With the help of Joshua Eckhardt, Ph.D., associate professor of English, and two dedicated graduate student workers, Bassard is for the first time turning the manuscript into a digitized, searchable, and freely downloadable file in its original form. 

“It’s the first enslaved writer of an autobiography, the first slave narrative with manuscript provenance, and the first African American writer writing primarily for an audience other than white northerners,” Bassard said. 

The text, which begins without a capital letter and ends without a period, was written in 1847 and differs from other slave narratives because of the unique position Cook was in when he wrote it.
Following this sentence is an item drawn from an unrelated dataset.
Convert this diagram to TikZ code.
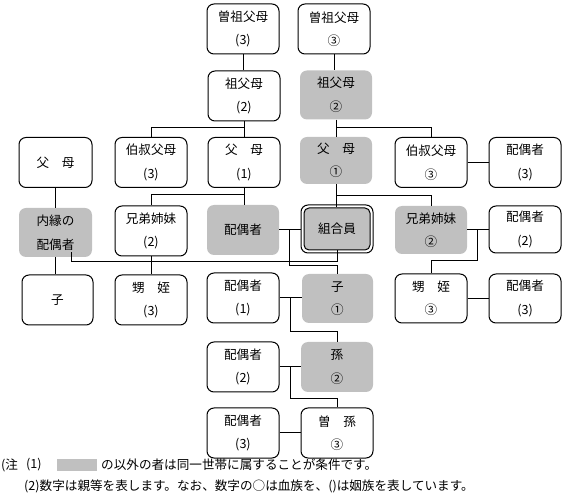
\documentclass[tikz,border=0pt]{standalone}
\usepackage{fontspec}
\setmainfont{Noto Sans CJK JP}
\usetikzlibrary{calc}
\definecolor{shade}{RGB}{192,192,192}
\begin{document}
\begin{tikzpicture}[x=1pt,y=-1pt,
  every node/.style={inner sep=0pt, font=\fontsize{12.6}{23.5}\selectfont},
  wbox/.style={draw, line width=1pt, rounded corners=7pt, fill=white, minimum width=72pt, minimum height=50pt, align=center},
  gbox/.style={fill=shade, rounded corners=7pt, minimum width=72pt, minimum height=49pt, align=center},
  link/.style={line width=1pt}
]
\useasboundingbox (0,0) rectangle (565,502);

% row 0
\node[wbox] (ggpA) at (243,29) {曽祖父母\\(3)};
\node[wbox] (ggpB) at (334,29) {曽祖父母\\③};
% row 1
\node[wbox] (gpA) at (244,96) {祖父母\\(2)};
\node[gbox] (gpB) at (336,95) {祖父母\\②};
% row 2
\node[wbox, minimum width=73pt] (parL) at (55.5,162.5) {父　母};
\node[wbox] (uncA) at (151,162.5) {伯叔父母\\(3)};
\node[wbox] (parA) at (244,162.5) {父　母\\(1)};
\node[gbox, minimum height=47pt] (parB) at (336,160.5) {父　母\\①};
\node[wbox] (uncB) at (431,162.5) {伯叔父母\\③};
\node[wbox] (spuB) at (525,162.5) {配偶者\\(3)};
% row 3
\node[gbox, minimum width=73pt] (naien) at (55.5,232.5) {内縁の\\配偶者};
\node[wbox] (sibA) at (151,231) {兄弟姉妹\\(2)};
\node[gbox, minimum height=50pt] (spM) at (243,230) {配偶者};
\node[draw, line width=1pt, rounded corners=7pt, fill=white, minimum width=72pt, minimum height=48pt] (kumiai) at (337,229) {};
\node[draw, line width=1pt, rounded corners=5pt, fill=shade, minimum width=66pt, minimum height=42pt] (kin) at (337,229) {組合員};
\node[gbox, minimum height=48pt] (sibB) at (431,230) {兄弟姉妹\\②};
\node[wbox, minimum height=47pt] (spS) at (525,229.5) {配偶者\\(2)};
% row 4
\node[wbox, minimum width=71pt] (childL) at (57.5,300) {子};
\node[wbox] (nepA) at (151,300) {甥　姪\\(3)};
\node[wbox] (sp1) at (243,298) {配偶者\\(1)};
\node[gbox, minimum width=71pt] (child) at (337.5,298.5) {子\\①};
\node[wbox, minimum height=49pt] (nepB) at (431,298.5) {甥　姪\\③};
\node[wbox, minimum height=49pt] (spN) at (525,298.5) {配偶者\\(3)};
% row 5
\node[wbox] (sp2) at (243,367) {配偶者\\(2)};
\node[gbox, minimum height=50pt] (gc) at (337,367) {孫\\②};
% row 6
\node[wbox] (sp3) at (243,433) {配偶者\\(3)};
\node[wbox] (ggc) at (337,433) {曽　孫\\③};

% connectors
\draw[link] (ggpA.south) -- (ggpA.south |- gpA.north);
\draw[link] (ggpB.south) -- (ggpB.south |- gpB.north);
\draw[link] (gpA.south) -- (gpA.south |- parA.north);
\draw[link] ($(gpA.south)+(0,6)$) -| (uncA.north);
\draw[link] (gpB.south) -- (gpB.south |- parB.north);
\draw[link] ($(gpB.south)+(0,8)$) -| (uncB.north);
\draw[link] (uncB.east) -- (spuB.west);
\draw[link] (parL.south) -- (parL.south |- naien.north);
\draw[link] (naien.south) -- (naien.south |- childL.north);
\draw[link] (parA.south) -- (parA.south |- spM.north);
\draw[link] ($(parA.south)+(0,7)$) -| (sibA.north);
\draw[link] (parB.south) -- (parB.south |- kin.north);
\draw[link] ($(parB.south)+(0,11)$) -| (sibB.north);
\draw[link] (spM.east) -- (spM.east -| kumiai.west);
\coordinate (m1) at ($(spM.east)!0.5!(spM.east -| kumiai.west)$);
\draw[link] (m1) |- ($(child.north)+(0,-8)$) -- (child.north);
\coordinate (nt) at ($(naien.south)+(16,-5)$);
\draw[link] (nt) |- ($(kin.south)+(0,11)$) -- (kin.south);
\draw[link] (sibA.south) -- (sibA.south |- nepA.north);
\draw[link] (sibB.east) -- (sibB.east -| spS.west);
\coordinate (m2) at ($(sibB.east)!0.5!(sibB.east -| spS.west)$);
\draw[link] (m2) |- ($(nepB.north)+(0,-13)$) -- (nepB.north);
\draw[link] (nepB.east) -- (spN.west);
\draw[link] (sp1.east) -- (sp1.east -| child.west);
\coordinate (m3) at ($(sp1.east)!0.5!(sp1.east -| child.west)$);
\draw[link] (m3) |- ($(gc.north)+(0,-10)$) -- (gc.north);
\draw[link] (sp2.east) -- (sp2.east -| gc.west);
\coordinate (m4) at ($(sp2.east)!0.5!(sp2.east -| gc.west)$);
\draw[link] (m4) |- ($(ggc.north)+(0,-9)$) -- (ggc.north);
\draw[link] (sp3.east) -- (sp3.east -| ggc.west);

% notes
\node[anchor=west] (n1a) at (1,465) {(注};
\node[anchor=west] (n1b) at (26,465) {(1)};
\node[fill=shade, minimum width=40pt, minimum height=12pt, anchor=west] (legend) at (57,465) {};
\node[anchor=west] (n1c) at (101,465) {の以外の者は同一世帯に属することが条件です。};
\node[anchor=west] (n2) at (24,486) {(2)数字は親等を表します。なお、数字の○は血族を、()は姻族を表しています。};
\end{tikzpicture}
\end{document}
Unlike other, more famous accounts of life in slavery like “Narrative of the Life of Frederick Douglass, an American slave” or “David Walker’s Appeal,” “A Scetch of My Own Life” focuses more on Cook as an individual than on the institution of slavery.

It really gives us a window into enslaved people as agents of their own destiny. 
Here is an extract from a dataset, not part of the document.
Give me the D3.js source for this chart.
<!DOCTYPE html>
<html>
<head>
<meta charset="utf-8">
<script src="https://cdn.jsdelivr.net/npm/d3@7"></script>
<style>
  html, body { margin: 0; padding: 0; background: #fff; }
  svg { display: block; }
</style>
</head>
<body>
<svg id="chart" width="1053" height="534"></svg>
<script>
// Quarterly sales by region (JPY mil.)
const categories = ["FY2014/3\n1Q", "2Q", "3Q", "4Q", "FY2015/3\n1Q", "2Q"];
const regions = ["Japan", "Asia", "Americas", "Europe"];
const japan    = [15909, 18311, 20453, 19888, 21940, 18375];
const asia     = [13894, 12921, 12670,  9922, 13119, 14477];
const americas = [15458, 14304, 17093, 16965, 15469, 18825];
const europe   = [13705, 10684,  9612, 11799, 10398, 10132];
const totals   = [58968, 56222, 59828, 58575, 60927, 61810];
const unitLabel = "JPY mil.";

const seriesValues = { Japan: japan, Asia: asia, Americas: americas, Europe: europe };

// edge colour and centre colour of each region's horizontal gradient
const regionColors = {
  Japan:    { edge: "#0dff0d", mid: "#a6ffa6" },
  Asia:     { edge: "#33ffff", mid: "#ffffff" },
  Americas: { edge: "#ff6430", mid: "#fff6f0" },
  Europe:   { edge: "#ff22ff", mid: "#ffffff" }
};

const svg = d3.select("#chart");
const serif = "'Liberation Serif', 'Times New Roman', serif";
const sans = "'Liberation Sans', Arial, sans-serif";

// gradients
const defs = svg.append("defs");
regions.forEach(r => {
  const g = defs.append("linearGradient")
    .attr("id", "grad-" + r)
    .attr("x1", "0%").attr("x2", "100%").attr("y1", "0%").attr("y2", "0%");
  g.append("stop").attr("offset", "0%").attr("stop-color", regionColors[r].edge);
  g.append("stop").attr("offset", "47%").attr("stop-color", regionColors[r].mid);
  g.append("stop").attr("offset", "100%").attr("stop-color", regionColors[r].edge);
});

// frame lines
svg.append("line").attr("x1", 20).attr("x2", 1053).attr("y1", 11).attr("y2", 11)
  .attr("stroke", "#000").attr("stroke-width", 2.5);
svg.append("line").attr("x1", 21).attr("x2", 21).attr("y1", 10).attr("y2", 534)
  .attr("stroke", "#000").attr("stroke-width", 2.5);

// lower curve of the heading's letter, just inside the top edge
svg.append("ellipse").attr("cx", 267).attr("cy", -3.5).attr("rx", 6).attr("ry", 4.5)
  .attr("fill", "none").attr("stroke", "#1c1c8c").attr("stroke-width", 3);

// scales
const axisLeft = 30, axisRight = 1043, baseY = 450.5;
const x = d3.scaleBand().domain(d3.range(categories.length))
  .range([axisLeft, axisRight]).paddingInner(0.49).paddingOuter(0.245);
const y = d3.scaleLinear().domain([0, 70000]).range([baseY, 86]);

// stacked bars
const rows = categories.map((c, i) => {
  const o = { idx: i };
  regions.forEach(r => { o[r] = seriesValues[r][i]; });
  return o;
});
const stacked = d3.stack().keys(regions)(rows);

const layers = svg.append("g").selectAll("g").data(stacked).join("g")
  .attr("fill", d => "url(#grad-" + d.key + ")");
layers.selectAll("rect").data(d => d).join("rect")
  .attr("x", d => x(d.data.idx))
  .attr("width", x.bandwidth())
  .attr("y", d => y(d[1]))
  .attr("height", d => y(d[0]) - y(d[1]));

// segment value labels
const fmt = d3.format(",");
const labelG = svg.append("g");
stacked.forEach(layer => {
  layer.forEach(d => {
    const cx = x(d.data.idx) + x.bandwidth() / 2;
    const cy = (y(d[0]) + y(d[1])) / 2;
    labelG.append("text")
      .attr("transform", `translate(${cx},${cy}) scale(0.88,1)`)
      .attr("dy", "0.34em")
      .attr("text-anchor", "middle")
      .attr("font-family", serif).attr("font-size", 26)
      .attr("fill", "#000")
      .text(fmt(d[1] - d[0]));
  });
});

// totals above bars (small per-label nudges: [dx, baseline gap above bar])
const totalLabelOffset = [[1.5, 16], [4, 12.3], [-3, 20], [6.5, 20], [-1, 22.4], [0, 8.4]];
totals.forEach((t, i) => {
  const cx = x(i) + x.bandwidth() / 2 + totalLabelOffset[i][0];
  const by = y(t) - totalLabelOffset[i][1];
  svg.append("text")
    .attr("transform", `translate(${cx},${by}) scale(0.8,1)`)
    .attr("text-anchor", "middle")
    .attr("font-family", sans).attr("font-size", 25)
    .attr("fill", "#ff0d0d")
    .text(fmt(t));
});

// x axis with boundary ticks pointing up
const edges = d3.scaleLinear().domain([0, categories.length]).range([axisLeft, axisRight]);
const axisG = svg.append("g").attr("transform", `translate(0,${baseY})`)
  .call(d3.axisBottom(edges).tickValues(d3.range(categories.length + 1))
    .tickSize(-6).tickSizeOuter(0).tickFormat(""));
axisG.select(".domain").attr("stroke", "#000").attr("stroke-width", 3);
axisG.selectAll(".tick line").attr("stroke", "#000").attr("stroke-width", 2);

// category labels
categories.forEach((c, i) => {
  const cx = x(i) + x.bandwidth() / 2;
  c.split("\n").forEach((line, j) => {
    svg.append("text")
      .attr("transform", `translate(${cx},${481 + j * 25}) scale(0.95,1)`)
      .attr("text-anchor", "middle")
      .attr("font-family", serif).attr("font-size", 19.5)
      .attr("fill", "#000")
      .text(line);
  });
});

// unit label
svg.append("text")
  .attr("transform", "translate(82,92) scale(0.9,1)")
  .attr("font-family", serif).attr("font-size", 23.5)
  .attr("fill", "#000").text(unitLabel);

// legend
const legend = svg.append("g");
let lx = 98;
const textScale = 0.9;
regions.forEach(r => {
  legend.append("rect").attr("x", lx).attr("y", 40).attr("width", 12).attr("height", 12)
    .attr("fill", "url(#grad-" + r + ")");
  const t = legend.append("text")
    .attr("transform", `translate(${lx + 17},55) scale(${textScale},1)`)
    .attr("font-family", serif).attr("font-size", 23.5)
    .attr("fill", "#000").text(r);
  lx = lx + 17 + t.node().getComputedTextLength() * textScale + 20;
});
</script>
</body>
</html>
“There’s a level of intimacy to this narrative that you cannot find in an abolitionist slave narrative, which has obviously a very political work to do which is changing people’s minds about slavery and getting them politically engaged,” Bassard said. 

As an enslaved person, writing at all was a dangerous undertaking for Cook. He risked punishment if his autobiography was ever discovered, especially if it were to contain anything that spoke against those who owned him. Cook was therefore forced to censor his own recounting of life as a slave, though he found ways of signaling his feelings about slavery to the reader. 

“I maintain that this writer does have a decidedly anti-slavery bend, but he never comes out and says that,” Bassard said. “He finds these oblique ways to signify the institution of slavery without coming out and actually naming it.” 

By focusing on the personal rather than the political, Cook offers readers a rare glimpse into the private lives of enslaved people. This style of writing forces the reader to consider Cook’s role as a slave to be incidental to the man himself, involved in the common ventures of life like courtship, eroticism, and coming of age stories. 

Though his autobiography ends while Cook is still enslaved, he was able to buy himself and his two sons out of slavery in the early 1850s. Cook went on to become a successful Virginia entrepreneur working as a barber, leech doctor, real estate owner, bath house proprietor, and pastor. He even ran for Congress as an independent candidate in 1869, but received less than 1 percent of the vote. 

“He was so forward thinking, you know he knew how to make deals and he did all of it with the purpose of securing his freedom and the freedom of his family,” Bassard said. “It really gives us a window into enslaved people as agents of their own destiny, that even within a situation of bondage they were doing all they could to strike the best deal for themselves under the circumstances, so there’s something very heroic about him.” 

“A Scetch of My Own Life by Fields Cook” will be digitally published by British Virginia. Bassard is also looking into making a print edition of the manuscript that would include biographical information on Cook and some primary documents from his life after slavery.